(REQUEST) Please write out the lines of the data exactly, beginning with the first and ending with the line containing "from matplotlib.colors import"; leave the pictures behind.
* START DATA PROVIDED *
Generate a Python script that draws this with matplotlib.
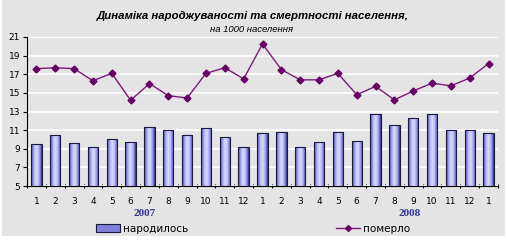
import numpy as np
import matplotlib.pyplot as plt
from matplotlib.patches import Rectangle
from matplotlib.lines import Line2D
from matplotlib.colors import LinearSegmentedColormap

months = ['1', '2', '3', '4', '5', '6', '7', '8', '9', '10', '11', '12',
          '1', '2', '3', '4', '5', '6', '7', '8', '9', '10', '11', '12', '1']
born = [9.5, 10.5, 9.6, 9.2, 10.0, 9.7, 11.35, 11.0, 10.5, 11.25, 10.3, 9.2,
        10.7, 10.8, 9.2, 9.7, 10.8, 9.8, 12.7, 11.6, 12.3, 12.7, 11.0, 11.05, 10.7]
died = [17.6, 17.7, 17.6, 16.3, 17.1, 14.2, 16.0, 14.7, 14.45, 17.1, 17.7, 16.5,
        20.25, 17.5, 16.4, 16.4, 17.1, 14.8, 15.7, 14.25, 15.2, 16.05, 15.75, 16.6, 18.15]
years = ['2007', '2008']

bg = '#e4e4e4'
fig = plt.figure(figsize=(5.07, 2.42), dpi=100)
fig.patch.set_facecolor('white')
fig.patches.append(Rectangle((0.004, 6 / 242), 0.992, 236 / 242, transform=fig.transFigure,
                             facecolor=bg, edgecolor='none', zorder=-10))

ax = fig.add_axes([27 / 507, 1 - 186 / 242, 471 / 507, 149 / 242])
ax.set_facecolor(bg)
x = np.arange(len(months))

# bars start at the axis baseline 5
bars = ax.bar(x, np.array(born) - 5, bottom=5, width=0.55, color='#8080dd',
              edgecolor='#1a1a40', linewidth=0.8, zorder=3)
grad = np.abs(np.linspace(-1, 1, 64)) ** 1.5
grad = np.vstack([grad, grad])
cmap = LinearSegmentedColormap.from_list('b', ['#d8d8ff', '#9090e8', '#2a2a80'])
for b in bars:
    x0, y0 = b.get_x(), b.get_y()
    im = ax.imshow(grad, extent=[x0, x0 + b.get_width(), y0, y0 + b.get_height()],
                   cmap=cmap, aspect='auto', zorder=3.5, interpolation='bilinear')
    im.set_clip_path(b)
    b.set_facecolor('none')
    b.set_zorder(4)

ax.plot(x, died, color='#7a1a7a', lw=1, marker='D', ms=3.5, mfc='#660066',
        mec='#660066', zorder=5)

ax.set_xlim(-0.5, len(months) - 0.5)
ax.set_ylim(5, 21)
ax.set_yticks(range(5, 22, 2))
ax.set_xticks(x)
ax.set_xticklabels(months)
ax.set_xticks(np.arange(-0.5, len(months), 1), minor=True)
ax.tick_params(axis='x', which='major', length=0, labelsize=6.5, pad=8)
ax.tick_params(axis='x', which='minor', length=3, direction='inout', width=0.8)
ax.tick_params(axis='y', length=3, width=0.8, labelsize=6.5, pad=2)
ax.grid(axis='y', color='white', lw=1.2, zorder=0)
for s in ['top', 'right']:
    ax.spines[s].set_visible(False)
ax.spines['left'].set_linewidth(0.8)
ax.spines['bottom'].set_linewidth(0.8)

for xp, yr in zip([145, 410], years):
    fig.text(xp / 507, 1 - 214 / 242, yr, ha='center', va='center', fontsize=8,
             fontweight='bold', family='Liberation Serif', color='#333399')

fig.text(253 / 507, 1 - 16 / 242, 'Динаміка народжуваності та смертності населення,',
         ha='center', va='center', fontsize=8.2, fontweight='bold', style='italic',
         family='Liberation Sans')
fig.text(252 / 507, 1 - 30 / 242, 'на 1000 населення', ha='center', va='center',
         fontsize=6.8, style='italic', family='Liberation Sans')

h1 = Rectangle((0, 0), 1, 1, facecolor='#8080dd', edgecolor='#1a1a40', lw=0.8)
h2 = Line2D([], [], color='#7a1a7a', lw=1, marker='D', ms=3, mfc='#660066', mec='#660066')
fig.legend([h1], ['народилось'], loc='center', bbox_to_anchor=(142 / 507, 1 - 229 / 242),
           frameon=False, fontsize=7.5, handlelength=2.3, handleheight=0.8, handletextpad=0.3)
fig.legend([h2], ['померло'], loc='center', bbox_to_anchor=(373 / 507, 1 - 229 / 242),
           frameon=False, fontsize=7.5, handlelength=2.3, handletextpad=0.3)

fig.savefig('out.png', dpi=100, facecolor=fig.get_facecolor())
* END DATA PROVIDED *
(THE COMPLETED TASK)
Generate a Python script that draws this with matplotlib.
import numpy as np
import matplotlib.pyplot as plt
from matplotlib.patches import Rectangle
from matplotlib.lines import Line2D
from matplotlib.colors import LinearSegmentedColormap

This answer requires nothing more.